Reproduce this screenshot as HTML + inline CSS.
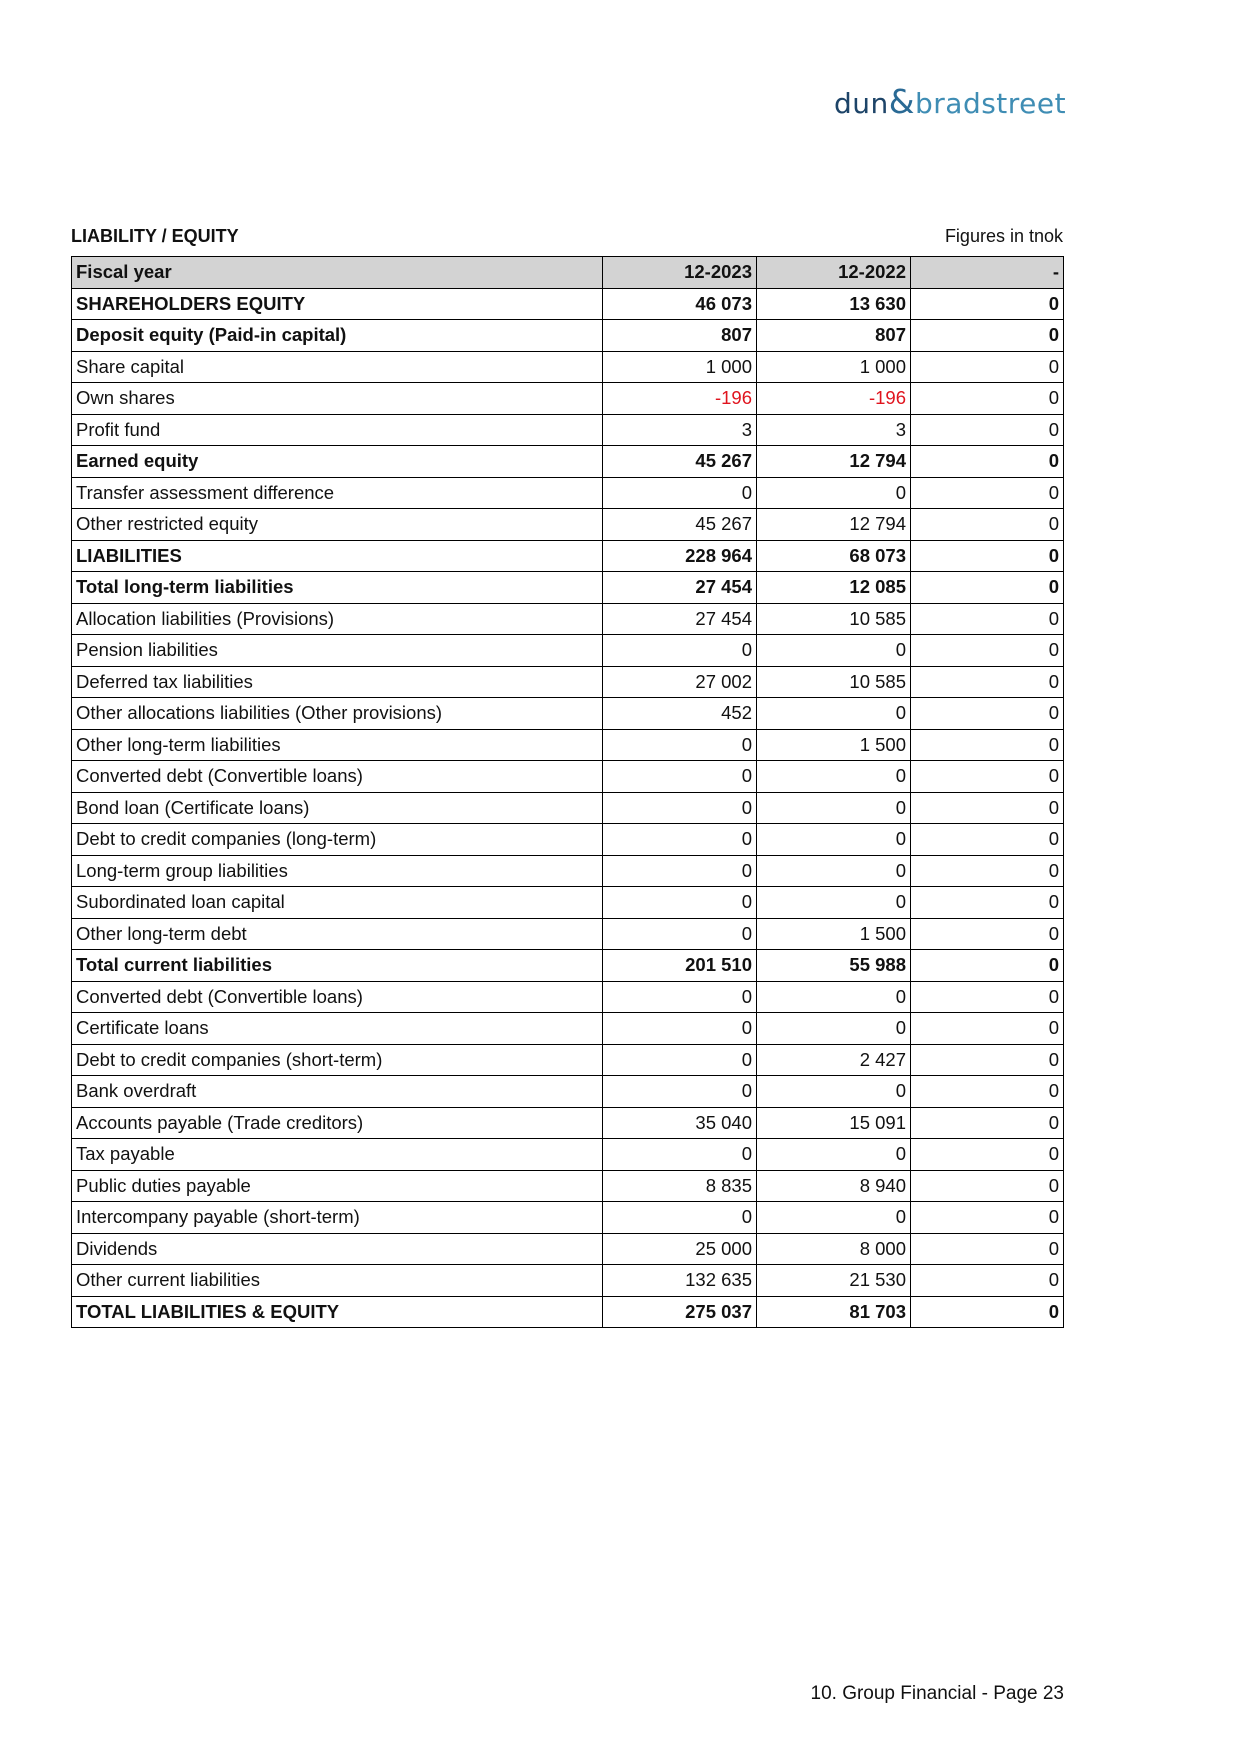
<!DOCTYPE html>
<html><head><meta charset="utf-8"><style>
body{margin:0;width:1241px;height:1754px;background:#fff;font-family:"Liberation Sans",Arial,sans-serif;color:#111;position:relative;overflow:hidden}
.logo{position:absolute;left:834px;top:82px;font-size:28px;letter-spacing:0.5px;font-family:"DejaVu Sans","Liberation Sans",sans-serif}
.logo .d{color:#1d4468}.logo .a{color:#2a6a95;font-size:33px}.logo .b{color:#3f8db4}
.title{position:absolute;left:71px;top:226px;font-size:18px;font-weight:bold}
.fig{position:absolute;right:178px;top:226px;font-size:18px}
table{position:absolute;left:71px;top:256px;border-collapse:collapse;font-size:18.5px}
td{border:1.5px solid #000;height:30.5px;padding:0 4px;white-space:nowrap}
td.n{text-align:right}
td:nth-child(1){width:522px}td:nth-child(2){width:145px}td:nth-child(3){width:145px}td:nth-child(4){width:144px}
tr.h td{background:#d3d3d3;font-weight:bold}
tr.b td{font-weight:bold}
.r{color:#e0141e}
.foot{position:absolute;right:177px;top:1683px;font-size:19px}
</style></head><body>
<div class="logo"><span class="d">dun</span><span class="a">&amp;</span><span class="b">bradstreet</span></div>
<div class="title">LIABILITY / EQUITY</div>
<div class="fig">Figures in tnok</div>
<table>
<tr class="h"><td>Fiscal year</td><td class="n">12-2023</td><td class="n">12-2022</td><td class="n">-</td></tr>
<tr class="b"><td>SHAREHOLDERS EQUITY</td><td class="n">46 073</td><td class="n">13 630</td><td class="n">0</td></tr>
<tr class="b"><td>Deposit equity (Paid-in capital)</td><td class="n">807</td><td class="n">807</td><td class="n">0</td></tr>
<tr><td>Share capital</td><td class="n">1 000</td><td class="n">1 000</td><td class="n">0</td></tr>
<tr><td>Own shares</td><td class="n r">-196</td><td class="n r">-196</td><td class="n">0</td></tr>
<tr><td>Profit fund</td><td class="n">3</td><td class="n">3</td><td class="n">0</td></tr>
<tr class="b"><td>Earned equity</td><td class="n">45 267</td><td class="n">12 794</td><td class="n">0</td></tr>
<tr><td>Transfer assessment difference</td><td class="n">0</td><td class="n">0</td><td class="n">0</td></tr>
<tr><td>Other restricted equity</td><td class="n">45 267</td><td class="n">12 794</td><td class="n">0</td></tr>
<tr class="b"><td>LIABILITIES</td><td class="n">228 964</td><td class="n">68 073</td><td class="n">0</td></tr>
<tr class="b"><td>Total long-term liabilities</td><td class="n">27 454</td><td class="n">12 085</td><td class="n">0</td></tr>
<tr><td>Allocation liabilities (Provisions)</td><td class="n">27 454</td><td class="n">10 585</td><td class="n">0</td></tr>
<tr><td>Pension liabilities</td><td class="n">0</td><td class="n">0</td><td class="n">0</td></tr>
<tr><td>Deferred tax liabilities</td><td class="n">27 002</td><td class="n">10 585</td><td class="n">0</td></tr>
<tr><td>Other allocations liabilities (Other provisions)</td><td class="n">452</td><td class="n">0</td><td class="n">0</td></tr>
<tr><td>Other long-term liabilities</td><td class="n">0</td><td class="n">1 500</td><td class="n">0</td></tr>
<tr><td>Converted debt (Convertible loans)</td><td class="n">0</td><td class="n">0</td><td class="n">0</td></tr>
<tr><td>Bond loan (Certificate loans)</td><td class="n">0</td><td class="n">0</td><td class="n">0</td></tr>
<tr><td>Debt to credit companies (long-term)</td><td class="n">0</td><td class="n">0</td><td class="n">0</td></tr>
<tr><td>Long-term group liabilities</td><td class="n">0</td><td class="n">0</td><td class="n">0</td></tr>
<tr><td>Subordinated loan capital</td><td class="n">0</td><td class="n">0</td><td class="n">0</td></tr>
<tr><td>Other long-term debt</td><td class="n">0</td><td class="n">1 500</td><td class="n">0</td></tr>
<tr class="b"><td>Total current liabilities</td><td class="n">201 510</td><td class="n">55 988</td><td class="n">0</td></tr>
<tr><td>Converted debt (Convertible loans)</td><td class="n">0</td><td class="n">0</td><td class="n">0</td></tr>
<tr><td>Certificate loans</td><td class="n">0</td><td class="n">0</td><td class="n">0</td></tr>
<tr><td>Debt to credit companies (short-term)</td><td class="n">0</td><td class="n">2 427</td><td class="n">0</td></tr>
<tr><td>Bank overdraft</td><td class="n">0</td><td class="n">0</td><td class="n">0</td></tr>
<tr><td>Accounts payable (Trade creditors)</td><td class="n">35 040</td><td class="n">15 091</td><td class="n">0</td></tr>
<tr><td>Tax payable</td><td class="n">0</td><td class="n">0</td><td class="n">0</td></tr>
<tr><td>Public duties payable</td><td class="n">8 835</td><td class="n">8 940</td><td class="n">0</td></tr>
<tr><td>Intercompany payable (short-term)</td><td class="n">0</td><td class="n">0</td><td class="n">0</td></tr>
<tr><td>Dividends</td><td class="n">25 000</td><td class="n">8 000</td><td class="n">0</td></tr>
<tr><td>Other current liabilities</td><td class="n">132 635</td><td class="n">21 530</td><td class="n">0</td></tr>
<tr class="b"><td>TOTAL LIABILITIES &amp; EQUITY</td><td class="n">275 037</td><td class="n">81 703</td><td class="n">0</td></tr>
</table>
<div class="foot">10. Group Financial - Page 23</div>
</body></html>
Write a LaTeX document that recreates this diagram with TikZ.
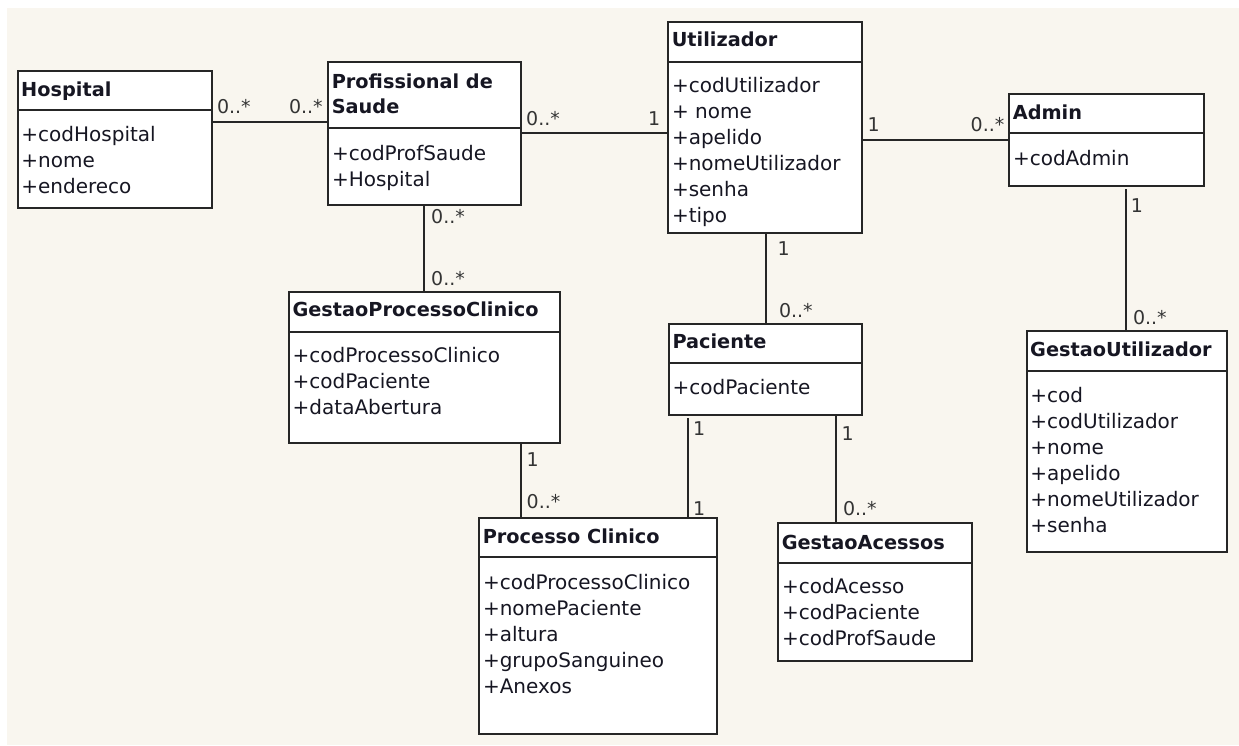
\documentclass[tikz,border=0pt]{standalone}
\usepackage{fontspec}
\setmainfont{DejaVu Sans}
\definecolor{bgcol}{RGB}{249,246,239}
\definecolor{linecol}{RGB}{38,38,38}
\definecolor{txtcol}{RGB}{22,22,34}
\definecolor{multcol}{RGB}{52,52,52}

\begin{document}
\begin{tikzpicture}[x=1pt,y=-1pt,
    cls/.style={draw=linecol,line width=1.8pt,fill=white,anchor=north west,inner sep=0pt,outer sep=0pt},
    divider/.style={draw=linecol,line width=1.8pt},
    ttl/.style={anchor=base west,inner sep=0pt,align=left,text=txtcol,font=\bfseries\fontsize{19.3}{25}\selectfont},
    att/.style={anchor=base west,inner sep=0pt,align=left,text=txtcol,font=\fontsize{20}{26}\selectfont},
    multlbl/.style={anchor=base west,inner sep=0pt,text=multcol,font=\fontsize{19}{19}\selectfont},
    assoc/.style={draw=linecol,line width=1.8pt}]
    \useasboundingbox (0,0) rectangle (1239,745);
    \fill[white] (0,0) rectangle (1239,745);
    \fill[bgcol] (7,8) rectangle (1239,745);

    % classes (multi-line texts sit on the baseline of their last line)
    \node[cls,minimum width=194.6,minimum height=137.6] (hosp) at (17.7,70.7) {};
    \draw[divider] (hosp.west |- 0,110) -- (hosp.east |- 0,110);
    \node[ttl] (hosp-t) at (21,96.7) {Hospital};
    \node[att] (hosp-a) at (21.2,193.7) {+codHospital\\+nome\\+endereco};

    \node[cls,minimum width=192.4,minimum height=142.7] (prof) at (328.3,62.3) {};
    \draw[divider] (prof.west |- 0,128) -- (prof.east |- 0,128);
    \node[ttl] (prof-t) at (331.6,113.3) {Profissional de\\Saude};
    \node[att] (prof-a) at (331.8,186.5) {+codProfSaude\\+Hospital};

    \node[cls,minimum width=193.4,minimum height=211] (util) at (668.3,22.3) {};
    \draw[divider] (util.west |- 0,61.7) -- (util.east |- 0,61.7);
    \node[ttl] (util-t) at (671.6,46.7) {Utilizador};
    \node[att] (util-a) at (671.8,222.7) {+codUtilizador\\+ nome\\+apelido\\+nomeUtilizador\\+senha\\+tipo};

    \node[cls,minimum width=194.7,minimum height=91.7] (admin) at (1009.3,94) {};
    \draw[divider] (admin.west |- 0,133.3) -- (admin.east |- 0,133.3);
    \node[ttl] (admin-t) at (1012.6,119) {Admin};
    \node[att] (admin-a) at (1012.8,165) {+codAdmin};

    \node[cls,minimum width=270.7,minimum height=150.4] (gpc) at (289,292.3) {};
    \draw[divider] (gpc.west |- 0,331.7) -- (gpc.east |- 0,331.7);
    \node[ttl] (gpc-t) at (292.3,316.7) {GestaoProcessoClinico};
    \node[att] (gpc-a) at (292.5,414.7) {+codProcessoClinico\\+codPaciente\\+dataAbertura};

    \node[cls,minimum width=192.7,minimum height=91.3] (pac) at (669,323.7) {};
    \draw[divider] (pac.west |- 0,363.3) -- (pac.east |- 0,363.3);
    \node[ttl] (pac-t) at (672.3,348.3) {Paciente};
    \node[att] (pac-a) at (672.5,394) {+codPaciente};

    \node[cls,minimum width=200,minimum height=220.7] (gu) at (1026.7,331) {};
    \draw[divider] (gu.west |- 0,370.7) -- (gu.east |- 0,370.7);
    \node[ttl] (gu-t) at (1030,356.7) {GestaoUtilizador};
    \node[att] (gu-a) at (1030.2,532.3) {+cod\\+codUtilizador\\+nome\\+apelido\\+nomeUtilizador\\+senha};

    \node[cls,minimum width=237.4,minimum height=215.7] (pc) at (479.3,518.3) {};
    \draw[divider] (pc.west |- 0,557.3) -- (pc.east |- 0,557.3);
    \node[ttl] (pc-t) at (482.6,543.3) {Processo Clinico};
    \node[att] (pc-a) at (482.8,693.3) {+codProcessoClinico\\+nomePaciente\\+altura\\+grupoSanguineo\\+Anexos};

    \node[cls,minimum width=194,minimum height=137.4] (ga) at (778.3,523.3) {};
    \draw[divider] (ga.west |- 0,562.7) -- (ga.east |- 0,562.7);
    \node[ttl] (ga-t) at (781.6,549) {GestaoAcessos};
    \node[att] (ga-a) at (781.8,645.3) {+codAcesso\\+codPaciente\\+codProfSaude};

    % associations
    \draw[assoc] (hosp.east |- 0,121.7) -- (prof.west |- 0,121.7);
    \node[multlbl] (m1) at (216.8,113) {0..*};
    \node[multlbl] (m2) at (288.8,113) {0..*};

    \draw[assoc] (prof.east |- 0,133.3) -- (util.west |- 0,133.3);
    \node[multlbl] (m3) at (526,125) {0..*};
    \node[multlbl] (m4) at (648,125) {1};

    \draw[assoc] (util.east |- 0,140) -- (admin.west |- 0,140);
    \node[multlbl] (m5) at (867.3,131.7) {1};
    \node[multlbl] (m6) at (970.5,131.7) {0..*};

    \draw[assoc] (prof.south -| 423.7,0) -- (gpc.north -| 423.7,0);
    \node[multlbl] (m7) at (431,223.3) {0..*};
    \node[multlbl] (m8) at (431,285.7) {0..*};

    \draw[assoc] (util.south -| 766,0) -- (pac.north -| 766,0);
    \node[multlbl] (m9) at (777.3,255) {1};
    \node[multlbl] (m10) at (778.8,317.3) {0..*};

    \draw[assoc,shorten <=3.3pt] (admin.south -| 1125.7,0) -- (gu.north -| 1125.7,0);
    \node[multlbl] (m11) at (1130.7,212.3) {1};
    \node[multlbl] (m12) at (1132.8,324) {0..*};

    \draw[assoc] (gpc.south -| 520.7,0) -- (pc.north -| 520.7,0);
    \node[multlbl] (m13) at (526.3,466.7) {1};
    \node[multlbl] (m14) at (526.5,508.3) {0..*};

    \draw[assoc,shorten <=3.3pt] (pac.south -| 687.7,0) -- (pc.north -| 687.7,0);
    \node[multlbl] (m15) at (693,435) {1};
    \node[multlbl] (m16) at (693,515) {1};

    \draw[assoc] (pac.south -| 835.7,0) -- (ga.north -| 835.7,0);
    \node[multlbl] (m17) at (841.3,440) {1};
    \node[multlbl] (m18) at (842.8,515) {0..*};
\end{tikzpicture}
\end{document}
☆ ☆ ☆ ☆ ☆ ☆ ☆
**REQUIREMENTS**: Identify each line in the records above containing the word "this"; copy those lines.

**REPLY TO THE TASK**:
Reproduce this screenshot as HTML + inline CSS.
Write a LaTeX document that recreates this diagram with TikZ.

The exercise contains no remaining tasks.